Routing and endpoints
Routing differs between gRPC and HTTP:- gRPC: a single endpoint (for example
collector.example.com:4317) exposes multiple RPC services and methods (as defined in the OTLP protobuf). All signals share the same connection and are routed by gRPC service/method names. - HTTP: the SDK/client constructs full URLs by appending specific paths to a base endpoint (for example
https://collector.example.com:4318/v1/traces).
- gRPC — typically configure just the endpoint host and port (e.g.,
collector.example.com:4317). - HTTP — configure the base endpoint and let the SDK append
/v1/traces,/v1/metrics,/v1/logs.

End-to-end transport flow
A succinct view of the telemetry journey:- Application generates telemetry (traces, metrics, logs).
- OTLP SDK structures data (resource → scope → signals).
- Serialization: data encoded as binary Protobuf or JSON-encoded Protobuf.
- Transport:
- gRPC: binary Protobuf over HTTP/2 (default port
4317). - HTTP: Protobuf binary (
application/x-protobuf) or JSON (application/json) over HTTP/1.1 or HTTP/2 (default port4318).
- gRPC: binary Protobuf over HTTP/2 (default port
- Backend (collector or observability backend) receives, processes, and optionally forwards/exports the data.

Comparison at a glance
| Feature | gRPC + Protobuf | HTTP + Protobuf | HTTP + JSON |
|---|---|---|---|
| Default port | 4317 | 4318 | 4318 |
| Transport protocol | Requires HTTP/2 | HTTP/1.1 or HTTP/2 | HTTP/1.1 or HTTP/2 |
| Encoding | Protobuf (binary) | Protobuf (binary) | Protobuf → JSON (text) |
| Endpoint routing | Single endpoint, routed by gRPC services/methods | Distinct URL paths: /v1/traces, /v1/metrics, /v1/logs | Distinct URL paths: /v1/traces, /v1/metrics, /v1/logs |
| Request shape | RPC calls / persistent streams | HTTP POSTs | HTTP POSTs |
| Content-Type | Handled by gRPC layer | application/x-protobuf | application/json |
| Compression | Built-in gRPC support | HTTP-level (e.g., gzip) | HTTP-level (e.g., gzip) |
| Performance | Best (lowest latency, efficient) | Slightly slower than gRPC | Slowest (larger payloads & parsing) |
| Best fit | Production SDK-to-collector when HTTP/2 is available | Environments where gRPC is not feasible but binary efficiency is desired | Debugging, demos, or when human-readable payloads are preferred |
Best use cases & recommendations
- gRPC: preferred for SDK-to-collector or high-throughput production setups when HTTP/2 is supported.

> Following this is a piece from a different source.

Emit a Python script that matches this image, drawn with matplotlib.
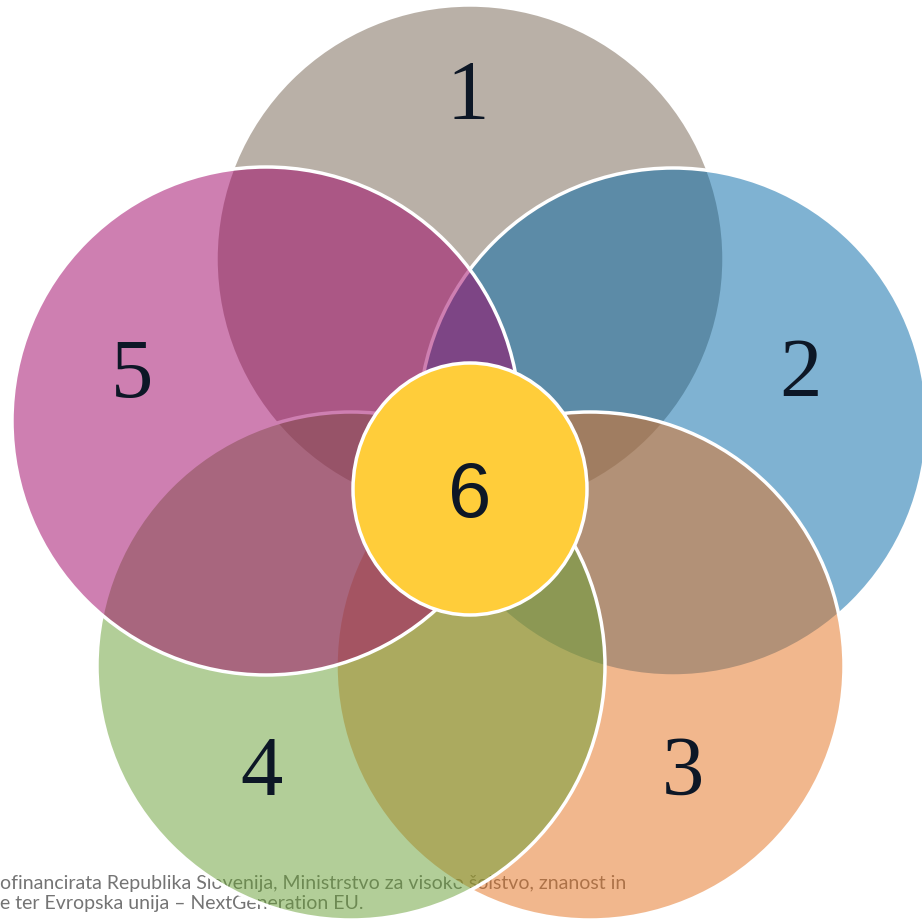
"""Five overlapping circles around a central sixth one."""

import matplotlib

matplotlib.use("Agg")
from matplotlib import pyplot as plt  # noqa: E402
from matplotlib.patches import Circle, Ellipse  # noqa: E402

# --- content -------------------------------------------------------------
LABELS = ["1", "2", "3", "4", "5"]
CENTER_LABEL = "6"
# base colours, drawn at 50 % opacity over white
FILL_COLORS = ["#756351", "#0067a7", "#e5711d", "#679f33", "#9f0065"]
CENTER_COLOR = "#ffcd3a"
NOTE_LINES = [
    "ofinancirata Republika Slovenija, Ministrstvo za visoko šolstvo, znanost in",
    "e ter Evropska unija – NextGeneration EU.",
]

# --- layout (pixel units on a 922 x 922 canvas, y grows downwards) --------
SIZE = 922
CENTERS = [(470, 259), (673, 422), (590, 666), (351, 666), (266, 421)]
RADIUS = 254
LABEL_POS = [(468, 119), (800, 397), (683, 795), (262, 795), (132, 398)]
CENTER_POS = (470, 489)
CENTER_W, CENTER_H = 234, 252
TEXT_COLOR = "#0d1726"


def main() -> None:
    fig = plt.figure(figsize=(SIZE / 100, SIZE / 100), dpi=100)
    ax = fig.add_axes([0, 0, 1, 1])
    ax.set_xlim(0, SIZE)
    ax.set_ylim(SIZE, 0)
    ax.axis("off")

    # footnote sits underneath the circles
    for i, line in enumerate(NOTE_LINES):
        ax.text(0, 889 + i * 20, line, fontsize=14, family="Lato",
                color="#747474", ha="left", va="baseline", zorder=1)

    for k, (center, color) in enumerate(zip(CENTERS, FILL_COLORS)):
        face = matplotlib.colors.to_rgba(color, 0.5)
        ax.add_patch(Circle(center, RADIUS, facecolor=face, edgecolor="white",
                            linewidth=2.5, zorder=2 + k))

    ax.add_patch(Ellipse(CENTER_POS, CENTER_W, CENTER_H, facecolor=CENTER_COLOR,
                         edgecolor="white", linewidth=2.5, zorder=10))

    for label, (x, y) in zip(LABELS, LABEL_POS):
        ax.text(x, y, label, fontsize=61, family="Liberation Serif",
                color=TEXT_COLOR, ha="center", va="baseline", zorder=20)
    ax.text(CENTER_POS[0], 517, CENTER_LABEL, fontsize=56, family="Liberation Sans",
            color=TEXT_COLOR, ha="center", va="baseline", zorder=20)

    fig.savefig("out.png", dpi=100)
    plt.close(fig)


if __name__ == "__main__":
    main()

- HTTP + Protobuf: choose when gRPC is blocked or unsupported but you still want compact binary encoding.
- HTTP + JSON: use for debugging, quick manual inspection, or environments that require text payloads.
Choose transports based on environment constraints (HTTP/2 availability), performance needs (low-latency streaming vs. request-based), and debugging requirements (binary vs. human-readable).